Dynamic pricing, which involves adjusting menu prices in real time based on factors such as demand, time of day, and external conditions, is increasingly reshaping the F&B sector across the MENA region. When applied thoughtfully, adaptable pricing can lead to significant revenue boosts. However, if poorly managed, it risks alienating customers, disrupting service, and damaging brand reputation. Alexander Ponomarev, CEO of Syrve MENA, a Dubai-based all-in-one POS and restaurant management solutions provider, shares insights.
“The key to success is consistency and transparency. Slight, predictable price adjustments, like small surcharges during dinner hours or discounts during lunch, help build customer trust. Sudden or inconsistent changes, such as a burger priced at 40 AED on one day suddenly jumping to 55 AED without explanation, tend to create consumer suspicion and may drive consumers to competitors who offer more stable menus, even if their prices are generally higher,” says Alexander.
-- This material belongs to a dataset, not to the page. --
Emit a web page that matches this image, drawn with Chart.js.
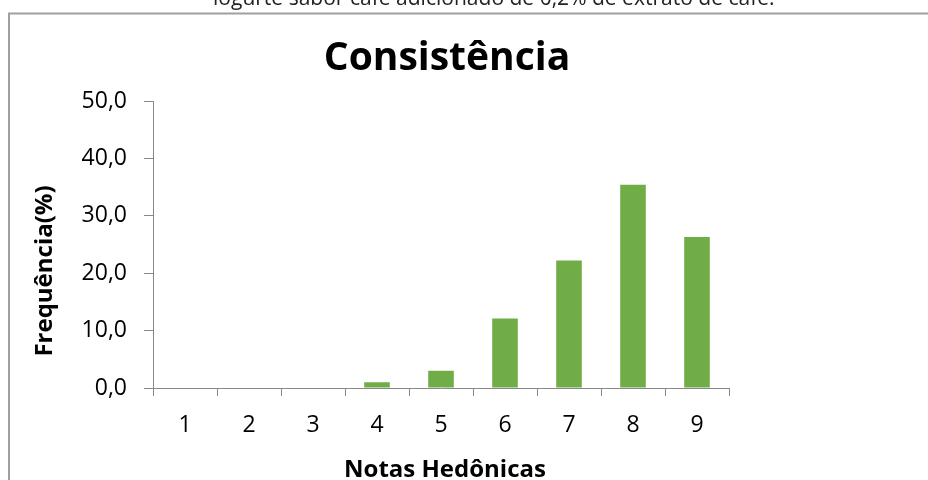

Data highlights a common challenge: while about 92% of restaurants use dynamic pricing for revenue optimisation, only around one-third of their customers feel the pricing benefits them, with a majority finding it confusing. Without clear communication, dynamic pricing often appears exploitative rather than advantageous.
The forecasting challenge
As per Ponomarev, forecasting demand accurately is crucial. Poor quality historical sales data, unreliable demand indicators, or unforeseen market events can lead to pricing missteps. Overestimating demand results in inflated prices that deter customers, while underestimating demand leaves restaurants unable to capitalise fully during busy periods.
He adds, “Let’s imagine a hypothetical scenario with a cluster of cloud kitchens operating in Riyadh. During a sudden weather change, such as a sandstorm, delivery demand could surge unexpectedly as customers prefer ordering in rather than going out. Without robust forecasting tools that incorporate weather and external data, kitchens might struggle to adjust pricing and manage inventory effectively. This could result in stockouts, delivery delays, and missed revenue opportunities.”
Advanced AI-driven forecasting could address such challenges by integrating historical sales data with real-time external factors, including weather and local events.
Real-world lessons from MENA
The MENA region has seen its share of dynamic pricing controversies: “One Dubai cafe raised prices sharply during Ramadan evenings, sparking social media backlash and forcing a swift return to fixed prices to protect its brand.”
To make dynamic pricing effective in the MENA region, restaurants should adopt several strategies that strike a balance between flexibility and trust, he notes.
Here are some of them:
Fix the prices, use adjustments. Restaurants should maintain stable core menu prices to preserve customer trust, while utilising smaller, time-based surcharges or discounts around those anchors. For example, late-night delivery fees can be raised without changing the main price.
Communicate clearly. Dynamic pricing could be framed as a benefit rather than a penalty. For example: “Enjoy 15% off orders before 7 p.m.” feels like a reward, while unexplained surges feel punitive.
Segment by channel and audience. Restaurants should use data to apply variable pricing where it makes most sense, such as on delivery platforms where users are accustomed to service fees. Prices on in-restaurant menus could be kept to make the experience more predictable.
Protect brand equity. Consider a long-term perspective over short-term profit. Pricing experiments should be incremental, not radical. The goal is to optimise revenue without eroding loyalty.
To use or not to use dynamic pricing?
When done right, dynamic pricing can be a major growth driver. Industry benchmarks show surge pricing during busy periods can lift orders by up to 12%, translating into substantial annual revenue gains for leading chains. Even a 1% price increase, if scaled across high-volume outlets, can lead to double-digit profit growth.
More importantly, dynamic pricing can benefit customers by offering them more opportunities to save. Through clear communication of discounts during off-peak hours or special promotions linked to demand patterns, customers feel rewarded for adjusting their dining habits. When customers understand how and why prices change, they are more likely to see dynamic pricing as a fair system that creates value for both sides.
For MENA’s competitive and digitally savvy markets, success lies in striking a balance between data-driven responsiveness and transparent, customer-friendly pricing communication. Restaurants that master this balance will not only optimise revenue but also build lasting customer trust and loyalty, positioning themselves well to thrive and grow.